Friendly reminder that the Barber Pole Model of Fashion is utterly wrong. It makes sense, and I can understand why people might imagine that fashion works this way. However clothing is expensive and the lower classes can’t actually emulate the upper classes.
(Quick poll: do you own $800 shoes? Because that’s how a lower bound on how expensive your shoes need to be to pass as upper class).
Actually this is kind of a black mark on the community’s epistemic record. AFAICT everyone just assumed the model was correct and never bothered to check that fashion actually works that way?
Reblogging to remind myself that I have thoughts on this.
The argument specifically doesn’t say that the lower classes emulate the upper classes - just that they emulate the *class above them*, which is different than emulating the very upper class.
Also, how does fashion actually work?
I don’t have a Comprehensive Model of Fashion but some things to consider when I think about this more:
-class is not purely based on income. Anyone who’s sat through my mom’s rants on how important it is to differentiate oneself from “white trash” would know this but I recognize it isn’t a privilege everyone has been lucky enough to grow up with :P
-need to find something I read once on how baby name trends move through the classes (definitely a fashion, has zero cost barriers)

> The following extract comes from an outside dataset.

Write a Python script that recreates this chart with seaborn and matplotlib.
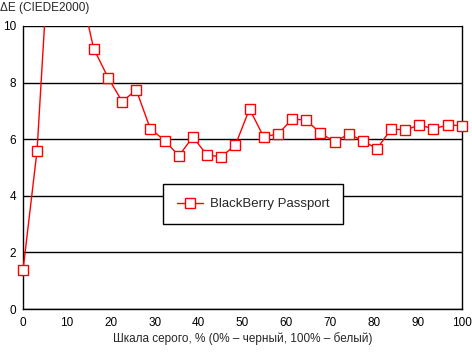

Anyone who thought the barber pole model was a complete account of fashion was pretty silly. But it’s also pretty clearly a reasonable component of an account of fashion. It’s one thing that happens; it’s not the only thing that happens.
I have a bunch of quibbles with the $800 shoes example, too.
This is a very specific subset of “upper class”, which often isn’t what people are referring to. I know the groups you’re talking about, but there are lots of people who would reasonably be described as “upper class” that mostly don’t wear $800 shoes pretty much ever.
Most people actually can’t tell the difference between 800 dollar shoes and 200 dollar shoes. It’s not that hard to find 200 dollar knockoffs of 800 dollar shoes. The differences do exist, and they make it hard to hard to fool people who really know and care about the difference. But most people don’t.
If you’re a person who is wearing 200 dollar shoes to imitate richer wearers of 800 dollar shoes, your peers, whom you’re actually trying to impress, probably can’t tell the difference either. You can easily have a fashion trend among class N of imitating what they think class N+1 does, even if they’re completely wrong. (See: “a stupid person’s idea of how a smart person talks”; Trump et al. as “a poor person’s idea of a rich person”).
Some class signals are expensive, but not all are, and those can easily be the subject of fashion trends. There have been points, at least, in the tech sector, where “wearing t-shirts to work” was effectively a positive class signal.
P.J. O'Rourke covered this in Modern Manners thirty years ago:
Dressing like a rich man is not, however, a matter of wearing flashy and expensive clothes. Life is not that simple Everyone wants what he doesn’t have. Everyone enjoys pretending to be what he isn’t. It’s poor men who wear flashy and expensive clothes, pretending to have money. Rich men wear sturdy and practical clothes, pretending to have brains. Thus, if you want people to think you’re wealthy, don’t dress rich, dress smart.
…
People who are actually smart wear orange short-sleeve shirts with plastic pen shields in the pocket, make eighteen thousand dollars a year designing electronic circuitry, and don’t know from neckties—which shows what brains will get you.
OK, derailing to ask the internet:
What is the discernible difference between $200 shoes and $800 shoes in a similar style? Because I sure as hell don’t know.
Are we just talking about, like, “extremely minor variances in stitching quality” and other connoisseur-tier rigamarole, or is there some substantive difference that you can see if you know what you’re doing?